To decrease network latency, we recommend creating a Managed Lustre instance in a region and zone that's close to where you plan to use it.

When creating a Managed Lustre instance, you must define the following properties:

The name of the instance used by Google Cloud.
The file system name used by client-side tools, for example lfs.
The storage capacity in gibibytes (GiB). Capacity can range from 9,000 GiB to ~8 PiB (7,632,000 GiB). The maximum size of an instance depends on its performance tier.
Managed Lustre offers performance tiers ranging from 125 MBps per TiB to 1000 MBps per TiB.
For best performance, create your instance in the same zone as your Managed Training cluster.
The VPC network for this instance must be the same one your Managed Training cluster uses.

Managed Lustre offers 4 performance tiers, each with a different maximum throughput speed per TiB. Performance tiers also affect the minimum and maximum instance size, and the step size between acceptable capacity values. You cannot change an instance's performance tier after it's been created.

Deploying Managed Lustre requires Private Service Access, which establishes VPC peering between the Managed Training VPC and the VPC hosting Managed Lustre, using a dedicated /20 subnet.

Configure Managed Lustre instance (optional)

Use Google Cloud Managed Lustre only if you want to use the Managed Lustre in Model Development Service.

Google Cloud Managed Lustre is a fully managed, high-performance parallel file system service on Google Cloud. It's specifically designed to accelerate demanding workloads in AI/Machine Learning and High-Performance Computing (HPC).

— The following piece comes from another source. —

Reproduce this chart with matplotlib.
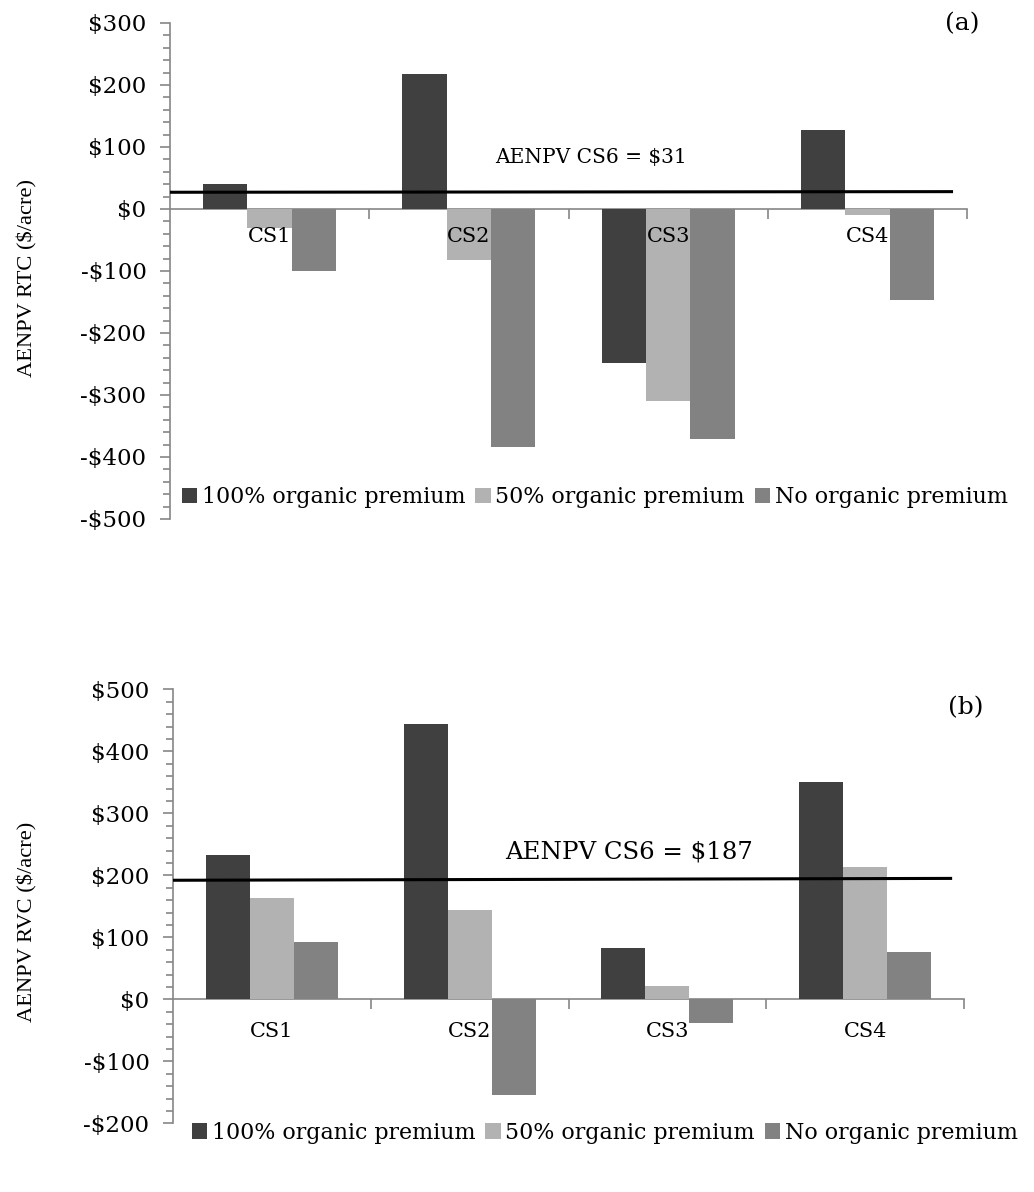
import numpy as np
import matplotlib
matplotlib.use("Agg")
import matplotlib.pyplot as plt
from matplotlib.ticker import MultipleLocator, FuncFormatter

plt.rcParams['font.family'] = ['DejaVu Serif']

categories = ["CS1", "CS2", "CS3", "CS4"]
series_names = ["100% organic premium", "50% organic premium", "No organic premium"]

# panel (a): AENPV RTC ($/acre)
rtc_full = [40, 217, -248, 127]
rtc_half = [-30, -83, -310, -10]
rtc_none = [-100, -384, -371, -147]
rtc_cs6_line = [27, 28]      # drawn line, left/right ends
rtc_cs6_label = "AENPV CS6 = $31"

# panel (b): AENPV RVC ($/acre)
rvc_full = [233, 444, 83, 351]
rvc_half = [163, 144, 22, 214]
rvc_none = [92, -155, -39, 76]
rvc_cs6_line = [192, 195]
rvc_cs6_label = "AENPV CS6 = $187"

colors = ["#404040", "#b2b2b2", "#828282"]
axis_gray = "#868686"

W, H = 1034, 1192
fig = plt.figure(figsize=(W / 100, H / 100), dpi=100)


def fx(px):
    return px / W


def fy(py):
    return 1 - py / H


def money(v, pos):
    v = int(round(v))
    return "-${}".format(-v) if v < 0 else "${}".format(v)


def draw_panel(ax, data, ylim, major, line_vals, line_end, label, label_xy, label_size,
               tag, tag_xy, leg_anchor, lab_pad):
    x = np.arange(len(categories))
    w = 1 / 4.5
    for i, vals in enumerate(data):
        ax.bar(x + (i - 1) * w, vals, w, color=colors[i], label=series_names[i], zorder=2)
    ax.set_xlim(-0.5, 3.5)
    ax.set_ylim(*ylim)
    ax.plot([-0.5, line_end], line_vals, color="black", lw=2.2, zorder=4, solid_capstyle="butt")
    for s in ["top", "right"]:
        ax.spines[s].set_visible(False)
    ax.spines["bottom"].set_position(("data", 0))
    for s in ["left", "bottom"]:
        ax.spines[s].set_color(axis_gray)
        ax.spines[s].set_linewidth(1.2)
        ax.spines[s].set_zorder(1)
    ax.xaxis.set_zorder(3)
    ax.yaxis.set_major_locator(MultipleLocator(major))
    ax.yaxis.set_minor_locator(MultipleLocator(major / 5))
    ax.yaxis.set_major_formatter(FuncFormatter(money))
    ax.tick_params(axis="y", which="major", length=7, width=1.2, color=axis_gray,
                   labelsize=16.5, pad=10)
    ax.tick_params(axis="y", which="minor", length=5, width=1.2, color=axis_gray)
    ax.set_xticks(x)
    ax.set_xticklabels(categories)
    ax.set_xticks([0.5, 1.5, 2.5, 3.5], minor=True)
    ax.tick_params(axis="x", which="major", length=0, labelsize=15, pad=lab_pad)
    ax.tick_params(axis="x", which="minor", length=7, width=1.2, color=axis_gray)
    ax.text(label_xy[0], label_xy[1], label, transform=fig.transFigure,
            fontsize=label_size, ha="left", va="center")
    ax.text(tag_xy[0], tag_xy[1], tag, transform=fig.transFigure,
            fontsize=18, ha="left", va="center")
    ax.legend(loc="center left", bbox_to_anchor=leg_anchor, ncol=3, frameon=False,
              fontsize=15.9, handlelength=0.7, handleheight=0.7, handletextpad=0.2,
              columnspacing=0.45, borderaxespad=0, borderpad=0)


ax1 = fig.add_axes([fx(170), fy(519), fx(967 - 170), (519 - 23) / H])
draw_panel(ax1, [rtc_full, rtc_half, rtc_none], (-500, 300), 100, rtc_cs6_line, 3.43,
           rtc_cs6_label, (fx(495), fy(157)), 14.5, "(a)", (fx(945), fy(24)),
           (0.015, 0.044), 13)
fig.text(fx(27), fy(278), "AENPV RTC ($/acre)", rotation=90, ha="center", va="center",
         fontsize=16.2, family="Liberation Serif")

ax2 = fig.add_axes([fx(173), fy(1123.3), fx(964 - 173), (1123.3 - 689.3) / H])
draw_panel(ax2, [rvc_full, rvc_half, rvc_none], (-200, 500), 100, rvc_cs6_line, 3.44,
           rvc_cs6_label, (fx(505), fy(852)), 17.6, "(b)", (fx(948), fy(708)),
           (0.024, -0.022), 16)
fig.text(fx(27), fy(922), "AENPV RVC ($/acre)", rotation=90, ha="center", va="center",
         fontsize=16.2, family="Liberation Serif")

fig.savefig("out.png", dpi=100)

For optimal performance when using Managed Training, Google Cloud Managed Lustre should be deployed from the same VPC and zone as Managed Training using VPC peering to services networking.

Create Lustre instance

    gcloud lustre instances create LUSTRE_INSTANCE_ID \
    --project=PROJECT_ID \
    --location=ZONE \
    --filesystem=lustrefs \
    --per-unit-storage-throughput=500 \
    --capacity-gib=36000 \
    --network=NETWORK_NAME

Cloud Storage mounting

As a prerequisite, make sure that the VM service account has the Storage Object User role.

Default mount

Managed Training uses Cloud Storage FUSE to dynamically mount your Cloud Storage buckets on all login and compute nodes, making them accessible under the /gcs directory. Dynamically mounted buckets can't be listed from the root mount point /gcs. You can access the dynamically mounted buckets as subdirectories:

user@testcluster:$ ls /gcs/your-bucket-name
user@testcluster:$ cd /gcs/your-bucket-name

Custom mount

To mount a specific Cloud Storage bucket to a local directory with custom options, use the following command structure by either passing it as part of the startup script on cluster creation, or directly running on the node after the cluster is created.

sudo mkdir -p $MOUNT_DIR
echo "$GCS_BUCKET $MOUNT_DIR gcsfuse $OPTION_1,$OPTION_2,..." | sudo tee -a /etc/fstab
sudo mount -a

For example, to mount the bucket mtdata to the /data directory, use the following command:

sudo mkdir -p /data
echo "mtdata /data gcsfuse defaults,_netdev,implicit_dirs,allow_other,dir_mode=777,file-mode=777,metadata_cache_negative_ttl_secs=0,metadata_cache_ttl_secs=-1,stat_cache_max_size_mb=-1,type_cache_max_size_mb=-1,enable_streaming_writes=true" | sudo tee -a /etc/fstab
sudo mount -a

For a fully automated and consistent setup, include your custom mount scripts within the cluster's startup scripts. This practice ensures that your Cloud Storage buckets are automatically mounted across all nodes on startup, eliminating the need for manual configuration.

For additional configuration recommendations tailored to AI/ML workloads, see the Performance tuning best practices guide. It provides specific guidance for optimizing Cloud Storage FUSE for training, inference, and checkpointing.